• **DIRECTIONS**:
Leave out the pictures and copy everything else below exactly.

-*-*-

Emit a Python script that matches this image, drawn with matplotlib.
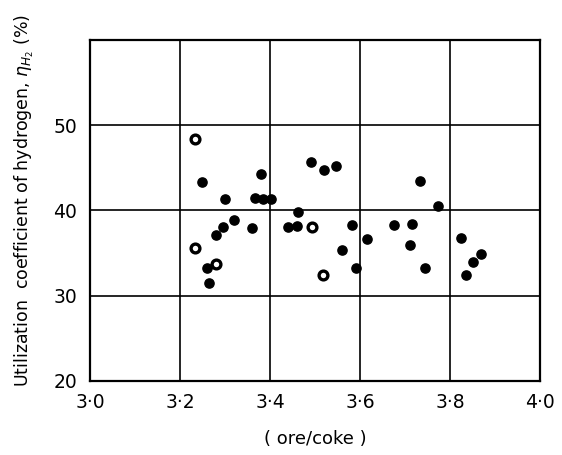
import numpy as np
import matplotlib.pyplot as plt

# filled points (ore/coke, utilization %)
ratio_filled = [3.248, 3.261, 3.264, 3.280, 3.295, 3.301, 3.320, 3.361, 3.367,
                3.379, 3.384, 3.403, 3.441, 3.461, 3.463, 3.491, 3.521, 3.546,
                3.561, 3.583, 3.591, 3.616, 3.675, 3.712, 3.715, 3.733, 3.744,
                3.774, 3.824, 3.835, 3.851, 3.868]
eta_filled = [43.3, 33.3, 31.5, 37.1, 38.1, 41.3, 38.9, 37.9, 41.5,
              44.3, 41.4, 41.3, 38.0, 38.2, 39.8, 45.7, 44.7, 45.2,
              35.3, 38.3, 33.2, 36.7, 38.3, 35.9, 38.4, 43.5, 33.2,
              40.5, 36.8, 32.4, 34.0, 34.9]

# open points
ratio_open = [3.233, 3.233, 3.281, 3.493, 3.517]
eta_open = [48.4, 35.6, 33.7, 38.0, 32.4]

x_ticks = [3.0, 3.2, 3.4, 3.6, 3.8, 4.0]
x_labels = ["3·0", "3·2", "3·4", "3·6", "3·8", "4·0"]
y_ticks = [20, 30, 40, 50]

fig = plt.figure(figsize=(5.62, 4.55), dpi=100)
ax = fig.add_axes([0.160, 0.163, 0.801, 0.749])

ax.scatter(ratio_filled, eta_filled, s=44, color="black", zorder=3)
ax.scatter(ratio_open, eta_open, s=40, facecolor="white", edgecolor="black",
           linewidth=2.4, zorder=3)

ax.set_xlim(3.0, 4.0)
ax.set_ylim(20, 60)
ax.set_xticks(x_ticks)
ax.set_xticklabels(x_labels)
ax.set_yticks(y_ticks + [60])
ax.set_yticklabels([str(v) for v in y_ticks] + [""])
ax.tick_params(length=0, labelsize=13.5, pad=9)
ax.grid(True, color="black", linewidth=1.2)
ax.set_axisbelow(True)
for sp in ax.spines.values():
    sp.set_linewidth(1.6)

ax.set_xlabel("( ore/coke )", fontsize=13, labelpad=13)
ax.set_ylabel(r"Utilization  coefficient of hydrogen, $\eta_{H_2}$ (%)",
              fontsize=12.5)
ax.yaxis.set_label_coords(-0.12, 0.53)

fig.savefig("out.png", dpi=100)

-*-*-

• **FINAL ANSWER**:
Emit a Python script that matches this image, drawn with matplotlib.
import numpy as np
import matplotlib.pyplot as plt

# filled points (ore/coke, utilization %)
ratio_filled = [3.248, 3.261, 3.264, 3.280, 3.295, 3.301, 3.320, 3.361, 3.367,
                3.379, 3.384, 3.403, 3.441, 3.461, 3.463, 3.491, 3.521, 3.546,
                3.561, 3.583, 3.591, 3.616, 3.675, 3.712, 3.715, 3.733, 3.744,
                3.774, 3.824, 3.835, 3.851, 3.868]
eta_filled = [43.3, 33.3, 31.5, 37.1, 38.1, 41.3, 38.9, 37.9, 41.5,
              44.3, 41.4, 41.3, 38.0, 38.2, 39.8, 45.7, 44.7, 45.2,
              35.3, 38.3, 33.2, 36.7, 38.3, 35.9, 38.4, 43.5, 33.2,
              40.5, 36.8, 32.4, 34.0, 34.9]

# open points
ratio_open = [3.233, 3.233, 3.281, 3.493, 3.517]
eta_open = [48.4, 35.6, 33.7, 38.0, 32.4]

x_ticks = [3.0, 3.2, 3.4, 3.6, 3.8, 4.0]
x_labels = ["3·0", "3·2", "3·4", "3·6", "3·8", "4·0"]
y_ticks = [20, 30, 40, 50]

fig = plt.figure(figsize=(5.62, 4.55), dpi=100)
ax = fig.add_axes([0.160, 0.163, 0.801, 0.749])

ax.scatter(ratio_filled, eta_filled, s=44, color="black", zorder=3)
ax.scatter(ratio_open, eta_open, s=40, facecolor="white", edgecolor="black",
           linewidth=2.4, zorder=3)

ax.set_xlim(3.0, 4.0)
ax.set_ylim(20, 60)
ax.set_xticks(x_ticks)
ax.set_xticklabels(x_labels)
ax.set_yticks(y_ticks + [60])
ax.set_yticklabels([str(v) for v in y_ticks] + [""])
ax.tick_params(length=0, labelsize=13.5, pad=9)
ax.grid(True, color="black", linewidth=1.2)
ax.set_axisbelow(True)
for sp in ax.spines.values():
    sp.set_linewidth(1.6)

ax.set_xlabel("( ore/coke )", fontsize=13, labelpad=13)
ax.set_ylabel(r"Utilization  coefficient of hydrogen, $\eta_{H_2}$ (%)",
              fontsize=12.5)
ax.yaxis.set_label_coords(-0.12, 0.53)

fig.savefig("out.png", dpi=100)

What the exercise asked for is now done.